▶ EXERCISE DETAILS
Copy every line in the records below that contains the word "this".
[START OF PROVIDED INFORMATION]
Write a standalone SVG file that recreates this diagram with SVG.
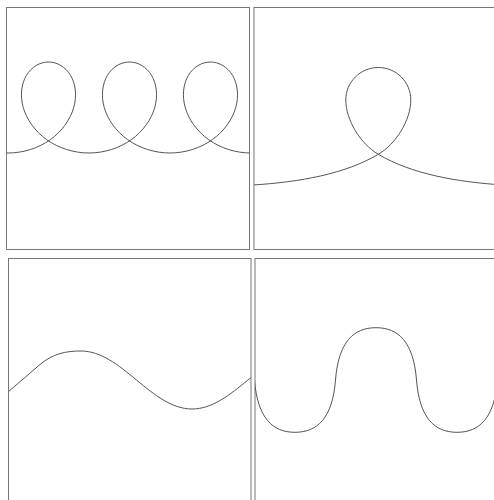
<svg xmlns="http://www.w3.org/2000/svg" width="494" height="500" viewBox="0 0 494 500">
<style>
.frame{fill:#fff;stroke:#777;stroke-width:1}
.curve{fill:none;stroke:#555;stroke-width:1}
</style>
<defs>
<clipPath id="cTL"><rect x="6.5" y="7.5" width="243" height="242"/></clipPath>
<clipPath id="cTR"><rect x="254" y="7.5" width="243" height="242"/></clipPath>
<clipPath id="cBL"><rect x="8.5" y="258.5" width="242.5" height="245"/></clipPath>
<clipPath id="cBR"><rect x="255" y="258.5" width="243" height="245"/></clipPath>
</defs>
<rect width="494" height="500" fill="#fff"/>
<g id="panel-top-left">
<rect class="frame" x="6.5" y="7.5" width="243" height="242"/>
<path class="curve" clip-path="url(#cTL)" d="M6.5,153 h1.5
c15.287,0 30.5,-4.904 42.297,-13.327 c11.797,-8.423 20.076,-20.261 23.451,-32.173 c3.375,-11.912 1.844,-23.75 -3.204,-32.173 c-5.048,-8.423 -13.512,-13.327 -22.049,-13.327 c-8.537,0 -17.001,4.904 -22.049,13.327 c-5.048,8.423 -6.578,20.261 -3.203,32.173 c3.375,11.912 11.654,23.75 23.451,32.173 c11.797,8.423 27.009,13.327 42.296,13.327
c15.287,0 30.5,-4.904 42.297,-13.327 c11.797,-8.423 20.076,-20.261 23.451,-32.173 c3.375,-11.912 1.844,-23.75 -3.204,-32.173 c-5.048,-8.423 -13.512,-13.327 -22.049,-13.327 c-8.537,0 -17.001,4.904 -22.049,13.327 c-5.048,8.423 -6.578,20.261 -3.203,32.173 c3.375,11.912 11.654,23.75 23.451,32.173 c11.797,8.423 27.009,13.327 42.296,13.327
c15.287,0 30.5,-4.904 42.297,-13.327 c11.797,-8.423 20.076,-20.261 23.451,-32.173 c3.375,-11.912 1.844,-23.75 -3.204,-32.173 c-5.048,-8.423 -13.512,-13.327 -22.049,-13.327 c-8.537,0 -17.001,4.904 -22.049,13.327 c-5.048,8.423 -6.578,20.261 -3.203,32.173 c3.375,11.912 11.654,23.75 23.451,32.173 c11.797,8.423 27.009,13.327 42.296,13.327"/>
</g>
<g id="panel-top-right">
<rect class="frame" x="254" y="7.5" width="243" height="242"/>
<path class="curve" clip-path="url(#cTR)" d="M253,185 C300,182 345,174 378.3,154.3 C396,144 410.8,120 410.8,100 C410.8,82 396.3,67.5 378.3,67.5 C360.3,67.5 345.8,82 345.8,100 C345.8,120 360.6,144 378.3,154.3 C411.6,174 456.6,182 503.6,185"/>
</g>
<g id="panel-bottom-left">
<rect class="frame" x="8.5" y="258.5" width="242.5" height="245"/>
<path class="curve" clip-path="url(#cBL)" d="M8,392 L40,364.5 C53,353.5 66,351 81,351 C101,351 118.5,365.14 136.5,380 C154.5,394.86 172,409 192,409 C212.25,409 229.74,394.86 248,380 C266.26,365.14 283.75,351 304,351"/>
</g>
<g id="panel-bottom-right">
<rect class="frame" x="255" y="258.5" width="243" height="245"/>
<path class="curve" clip-path="url(#cBR)" d="M254.5,380 c3,38 18,52.3 40.5,52.3 c22.5,0 37.5,-14.3 40.5,-52.3 c3,-38 18,-52.3 40.5,-52.3 c22.5,0 37.5,14.3 40.5,52.3 c3,38 18,52.3 40.5,52.3 c22.5,0 37.5,-14.3 40.5,-52.3"/>
</g>
</svg>
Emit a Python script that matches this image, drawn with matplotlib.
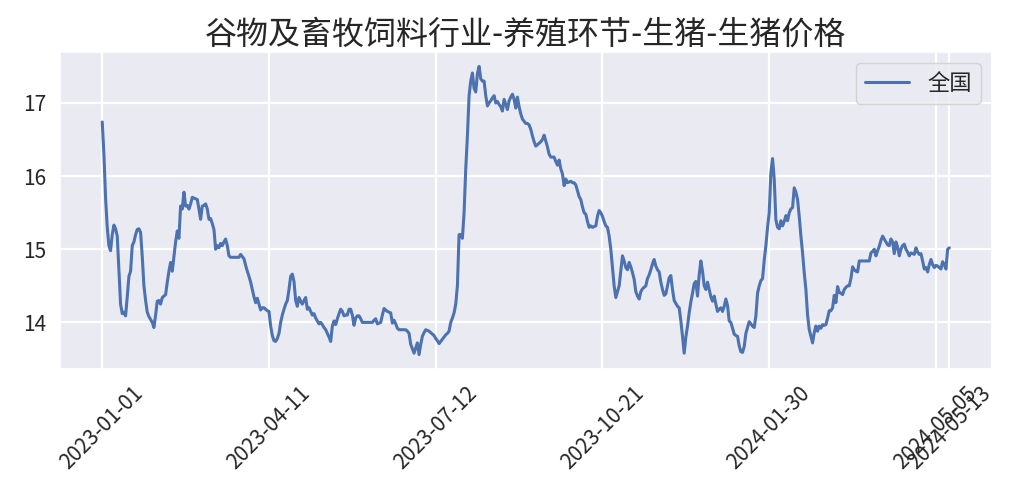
#%%
# Import
import numpy as np
import matplotlib
matplotlib.use('Agg')
import matplotlib.pyplot as plt
import seaborn as sns


#%%
# Data (one value per trading day)

title = '谷物及畜牧饲料行业-养殖环节-生猪-生猪价格'
series_name = '全国'

tick_labels = ['2023-01-01', '2023-04-11', '2023-07-12', '2023-10-21',
               '2024-01-30', '2024-05-05', '2024-05-13']

price = [
    16.74, 16.30, 15.70, 15.30, 15.05, 14.98, 15.20, 15.33, 15.28, 15.18,
    14.70, 14.25, 14.12, 14.14, 14.09, 14.35, 14.63, 14.70, 15.05, 15.10,
    15.20, 15.27, 15.28, 15.23, 14.90, 14.50, 14.30, 14.14, 14.08, 14.04,
    14.00, 13.93, 14.10, 14.29, 14.30, 14.25, 14.34, 14.36, 14.38, 14.55,
    14.70, 14.82, 14.70, 14.90, 15.10, 15.25, 15.15, 15.59, 15.55, 15.78,
    15.59, 15.60, 15.55, 15.62, 15.71, 15.70, 15.69, 15.68, 15.55, 15.41,
    15.59, 15.60, 15.62, 15.55, 15.41, 15.42, 15.35, 15.27, 15.00, 15.05,
    15.02, 15.08, 15.05, 15.10, 15.14, 15.05, 14.91, 14.89, 14.89, 14.89,
    14.89, 14.89, 14.89, 14.93, 14.90, 14.87, 14.78, 14.70, 14.63, 14.55,
    14.45, 14.35, 14.27, 14.33, 14.25, 14.17, 14.20, 14.20, 14.18, 14.16,
    14.15, 13.95, 13.82, 13.75, 13.74, 13.78, 13.85, 14.00, 14.10, 14.18,
    14.25, 14.30, 14.45, 14.63, 14.66, 14.56, 14.30, 14.22, 14.34, 14.29,
    14.25, 14.30, 14.34, 14.18, 14.20, 14.15, 14.10, 14.12, 14.06, 14.02,
    13.98, 14.00, 13.97, 13.93, 13.90, 13.85, 13.80, 13.74, 13.95, 14.02,
    13.97, 14.05, 14.12, 14.18, 14.15, 14.09, 14.10, 14.10, 14.18, 14.18,
    14.10, 13.96, 14.06, 14.09, 14.09, 14.05, 14.00, 14.00, 14.00, 14.00,
    14.00, 14.00, 14.00, 14.03, 14.05, 13.98, 13.99, 14.00, 14.10, 14.19,
    14.17, 14.15, 14.14, 14.13, 13.99, 14.03, 13.98, 13.92, 13.90, 13.90,
    13.90, 13.90, 13.90, 13.88, 13.85, 13.70, 13.64, 13.58, 13.65, 13.72,
    13.56, 13.70, 13.81, 13.86, 13.90, 13.89, 13.88, 13.86, 13.84, 13.82,
    13.78, 13.75, 13.71, 13.74, 13.77, 13.80, 13.83, 13.85, 13.88, 14.00,
    14.06, 14.13, 14.25, 14.50, 15.20, 15.20, 15.15, 15.50, 16.10, 16.55,
    17.10, 17.30, 17.41, 17.20, 17.15, 17.40, 17.50, 17.33, 17.30, 17.30,
    17.10, 16.96, 17.00, 17.03, 17.07, 17.10, 17.00, 17.02, 16.98, 16.95,
    16.89, 17.05, 16.98, 16.91, 17.03, 17.08, 17.12, 17.05, 16.93, 17.08,
    16.95, 16.85, 16.78, 16.75, 16.72, 16.72, 16.70, 16.64, 16.55, 16.47,
    16.41, 16.43, 16.45, 16.47, 16.50, 16.56, 16.48, 16.40, 16.30, 16.26,
    16.26, 16.26, 16.20, 16.15, 16.22, 16.10, 16.03, 15.87, 15.96, 15.91,
    15.92, 15.93, 15.91, 15.91, 15.88, 15.80, 15.72, 15.68, 15.58, 15.50,
    15.48, 15.38, 15.30, 15.32, 15.30, 15.31, 15.32, 15.45, 15.53, 15.50,
    15.45, 15.38, 15.32, 15.30, 15.18, 15.00, 14.75, 14.50, 14.34, 14.42,
    14.50, 14.70, 14.91, 14.84, 14.75, 14.72, 14.82, 14.76, 14.68, 14.59,
    14.42, 14.36, 14.32, 14.42, 14.46, 14.48, 14.50, 14.60, 14.65, 14.72,
    14.80, 14.86, 14.77, 14.72, 14.69, 14.55, 14.45, 14.37, 14.39, 14.50,
    14.61, 14.64, 14.45, 14.30, 14.26, 14.22, 14.20, 14.02, 13.81, 13.58,
    13.80, 13.95, 14.13, 14.28, 14.40, 14.53, 14.56, 14.36, 14.65, 14.84,
    14.70, 14.50, 14.45, 14.55, 14.45, 14.35, 14.29, 14.36, 14.25, 14.15,
    14.18, 14.20, 14.15, 14.22, 14.32, 14.23, 14.02, 14.00, 13.92, 13.84,
    13.82, 13.81, 13.68, 13.60, 13.59, 13.67, 13.85, 13.93, 14.01, 13.98,
    13.95, 13.93, 14.09, 14.40, 14.50, 14.57, 14.60, 14.85, 15.05, 15.30,
    15.50, 16.05, 16.24, 15.96, 15.40, 15.30, 15.28, 15.39, 15.32, 15.38,
    15.46, 15.39, 15.50, 15.55, 15.57, 15.84, 15.78, 15.68, 15.45, 15.18,
    14.95, 14.68, 14.45, 14.10, 13.90, 13.81, 13.72, 13.86, 13.95, 13.88,
    13.95, 13.92, 13.97, 13.96, 13.97, 14.06, 14.16, 14.16, 14.20, 14.37,
    14.27, 14.49, 14.41, 14.40, 14.38, 14.45, 14.48, 14.50, 14.50, 14.60,
    14.76, 14.72, 14.70, 14.69, 14.84, 14.84, 14.84, 14.84, 14.84, 14.84,
    14.84, 14.95, 14.97, 15.00, 14.91, 14.98, 15.04, 15.12, 15.18, 15.14,
    15.10, 15.06, 15.05, 15.14, 15.10, 14.94, 15.10, 15.03, 14.91, 15.00,
    15.05, 15.07, 15.00, 14.96, 14.91, 14.95, 14.94, 14.93, 15.02, 14.96,
    14.93, 14.94, 14.84, 14.73, 14.75, 14.69, 14.79, 14.86, 14.79, 14.75,
    14.78, 14.77, 14.75, 14.73, 14.83, 14.79, 14.73, 15.00, 15.02,
]


#%%
# Style

sns.set_theme(style='darkgrid')
plt.rcParams['font.family'] = ['Noto Sans CJK SC', 'DejaVu Sans']
plt.rcParams['axes.unicode_minus'] = False
plt.rcParams['grid.linewidth'] = 1.6


#%%
# Plot

n = len(price)
x = np.arange(n)
ticks = list(range(0, n, 100)) + [n - 1]

fig, ax = plt.subplots(figsize=(10.15, 5.0), dpi=100)
fig.subplots_adjust(left=0.059, right=0.977, top=0.896, bottom=0.262)

ax.plot(x, price, color='#4c72b0', linewidth=2.2, label=series_name)

ax.set_xticks(ticks)
ax.set_xticklabels(tick_labels, rotation=45, fontsize=15)
ax.tick_params(axis='y', labelsize=15)
ax.set_yticks([14, 15, 16, 17])

ax.set_title(title, fontsize=23)
ax.legend(loc='upper right', fontsize=16)

fig.savefig('out.png')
[END OF PROVIDED INFORMATION]
▶ SOLUTION BELOW
Write a standalone SVG file that recreates this diagram with SVG.
Emit a Python script that matches this image, drawn with matplotlib.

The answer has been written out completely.